After seizure of power by the National Socialists in 1933, Silberberg lost all of his public offices. In 1935, he was forced to sell his home and to part with the majority of his over 200-piece collection of art. The works in his collection were consigned to the Graupe auction house in Berlin, where they were gradually auctioned off – among them, the painting Refreshment by Hans von Marées on 23 March 1935. In October 1941, Max Silberberg and his wife Johanna were sent to a collection point at Kloster Grüssau, where they remained until May 1942 when they were deported to the concentration camp in Theresienstadt. They were later murdered at Auschwitz. The painting Refreshment was eventually purchased by Rose and Friedrich Klein, who donated it to Museum Wiesbaden in 1980.
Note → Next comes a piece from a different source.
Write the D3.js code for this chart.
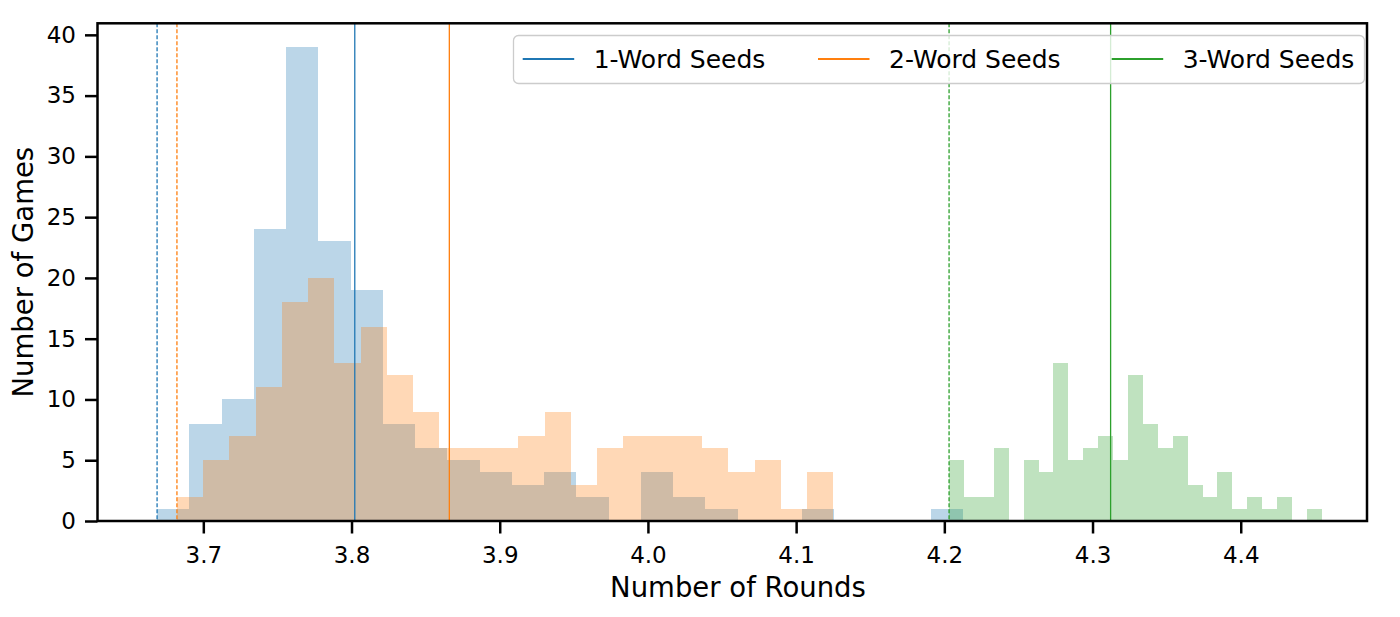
<!DOCTYPE html>
<html>
<head>
<meta charset="utf-8">
<script src="https://cdn.jsdelivr.net/npm/d3@7"></script>
<style>
body { margin: 0; background: #fff; }
text { font-family: "DejaVu Sans", sans-serif; fill: #000; }
</style>
</head>
<body>
<svg id="chart" width="1400" height="617"></svg>
<script>
// series labels and colours (tab10)
var seeds = ["1-Word Seeds", "2-Word Seeds", "3-Word Seeds"];
var colors = ["#1f77b4", "#ff7f0e", "#2ca02c"];

// histogram range of each series (25 equal bins each)
var binStart = [3.6688, 3.6822, 4.2032];
var binEnd = [4.2128, 4.1251, 4.4547];

// counts per bin
var counts1 = [1, 8, 10, 24, 39, 23, 19, 8, 6, 5, 4, 3, 4, 2, 0, 4, 2, 1, 0, 0, 1, 0, 0, 0, 1];
var counts2 = [2, 5, 7, 11, 18, 20, 13, 16, 12, 9, 6, 6, 6, 7, 9, 3, 6, 7, 7, 7, 6, 4, 5, 1, 4];
var counts3 = [5, 2, 2, 6, 0, 5, 4, 13, 5, 6, 7, 5, 12, 8, 6, 7, 3, 2, 4, 1, 2, 1, 2, 0, 1];
var allCounts = [counts1, counts2, counts3];

// vertical reference lines: dashed = minimum, solid = mean
var minLines = [3.6688, 3.6822, 4.2032];
var meanLines = [3.8022, 3.866, 4.3122];

var xTicks = [3.7, 3.8, 3.9, 4.0, 4.1, 4.2, 4.3, 4.4];
var yTicks = [0, 5, 10, 15, 20, 25, 30, 35, 40];

var pLeft = 97.5, pRight = 1367, pTop = 23.3, pBottom = 521;

var x = d3.scaleLinear()
    .domain([3.6286, 4.4852])
    .range([pLeft, pRight]);
var y = d3.scaleLinear()
    .domain([0, 40.95])
    .range([pBottom, pTop]);

var svg = d3.select("#chart");

// histograms, drawn in order so that later ones overlay earlier ones
allCounts.forEach(function(counts, s) {
    var w = (binEnd[s] - binStart[s]) / counts.length;
    var bars = counts.map(function(c, i) {
        return { x0: binStart[s] + i * w, x1: binStart[s] + (i + 1) * w, n: c };
    }).filter(function(d) { return d.n > 0; });

    svg.append("g")
        .selectAll("rect")
        .data(bars)
        .enter().append("rect")
        .attr("x", function(d) { return Math.round(x(d.x0)); })
        .attr("width", function(d) { return Math.round(x(d.x1)) - Math.round(x(d.x0)); })
        .attr("y", function(d) { return y(d.n); })
        .attr("height", function(d) { return y(0) - y(d.n); })
        .attr("shape-rendering", "crispEdges")
        .style("fill", colors[s])
        .style("fill-opacity", 0.3);
});

// min (dashed) and mean (solid) lines
var lines = svg.append("g");
seeds.forEach(function(name, s) {
    lines.append("line")
        .attr("x1", x(minLines[s])).attr("x2", x(minLines[s]))
        .attr("y1", pTop).attr("y2", pBottom)
        .style("stroke", colors[s])
        .style("stroke-width", 1.3)
        .style("stroke-dasharray", "4,2");
    lines.append("line")
        .attr("x1", x(meanLines[s])).attr("x2", x(meanLines[s]))
        .attr("y1", pTop).attr("y2", pBottom)
        .style("stroke", colors[s])
        .style("stroke-width", 1.3);
});

// axes
var xAxis = svg.append("g")
    .attr("transform", "translate(0," + pBottom + ")")
    .call(d3.axisBottom(x).tickValues(xTicks).tickSize(12.5).tickFormat(d3.format(".1f")));
xAxis.select(".domain").remove();
xAxis.selectAll("line").style("stroke", "#000").style("stroke-width", 2.5);
xAxis.selectAll("text")
    .attr("y", 42.3).attr("dy", 0)
    .style("font-size", "23px")
    .style("fill", "#000");

var yAxis = svg.append("g")
    .attr("transform", "translate(" + pLeft + ",0)")
    .call(d3.axisLeft(y).tickValues(yTicks).tickSize(12.5).tickPadding(9));
yAxis.select(".domain").remove();
yAxis.selectAll("line").style("stroke", "#000").style("stroke-width", 2.5);
yAxis.selectAll("text")
    .style("font-size", "23px")
    .style("fill", "#000");

// frame
svg.append("rect")
    .attr("x", pLeft).attr("y", pTop)
    .attr("width", pRight - pLeft).attr("height", pBottom - pTop)
    .style("fill", "none")
    .style("stroke", "#000")
    .style("stroke-width", 2.5);

// axis labels
svg.append("text")
    .attr("x", 738)
    .attr("y", 596.5)
    .style("text-anchor", "middle")
    .style("font-size", "27.5px")
    .text("Number of Rounds");

svg.append("text")
    .attr("transform", "translate(33," + ((pTop + pBottom) / 2) + ") rotate(-90)")
    .style("text-anchor", "middle")
    .style("font-size", "27.5px")
    .text("Number of Games");

// legend
var legend = svg.append("g");
legend.append("rect")
    .attr("x", 513.5).attr("y", 35.5)
    .attr("width", 851).attr("height", 48)
    .attr("rx", 5).attr("ry", 5)
    .style("fill", "#fff")
    .style("fill-opacity", 0.8)
    .style("stroke", "#cccccc")
    .style("stroke-width", 1.3);

var handleX = [522.7, 818, 1111.7];
seeds.forEach(function(name, s) {
    legend.append("line")
        .attr("x1", handleX[s]).attr("x2", handleX[s] + 51.5)
        .attr("y1", 59).attr("y2", 59)
        .style("stroke", colors[s])
        .style("stroke-width", 2);
    legend.append("text")
        .attr("x", handleX[s] + 71)
        .attr("y", 68)
        .style("font-size", "25px")
        .text(name);
});
</script>
</body>
</html>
From now on, all information about the provenance of Hans von Marées’ painting – its origins from the Max Silberberg collection, its donation by the Klein family, the restitution and repurchase from Silberberg’s heirs – will be referenced in Museum Wiesbaden.
On 7 November 2014, Boris Rhein, Minister of Arts and Sciences, ceremoniously turned the painting, which had been hung to show only the backside, around, a symbolic act announcing that adequate funds had been collected to enable the museum’s official repurchase of the painting for its collections. The purchase was enabled by the support of the Cultural Foundation of the German Federal States, the Friends of Museum Wiesbaden, the Cultural Foundation of Hesse and the citizens of Wiesbaden through their donations in the scope of our “Turn it Around, Wiesbaden!” campaign.
Campaign sponsor, minister of arts and science Boris Rhein, spoke on the occasion, saying, “The campaign draws attention to the injustices of the National Socialist era. I wanted to serve as sponsor because I feel it is our responsibility to right these wrongs. It is the only way we can make clear that we will not forget all that took place under National Socialist rule. It is our goal to actively confront the injustices of that era, for example, by conducting provenance research on the collections of our state museums.”
Dr. Alexander Klar, Director of Museum Wiesbaden, was pleased that the campaign’s unique character received attention far beyond the boundaries of the city, remarking, “The initiative even made it into the international media spotlight. That’s a unique opportunity for our project, as well as a serious responsibility.”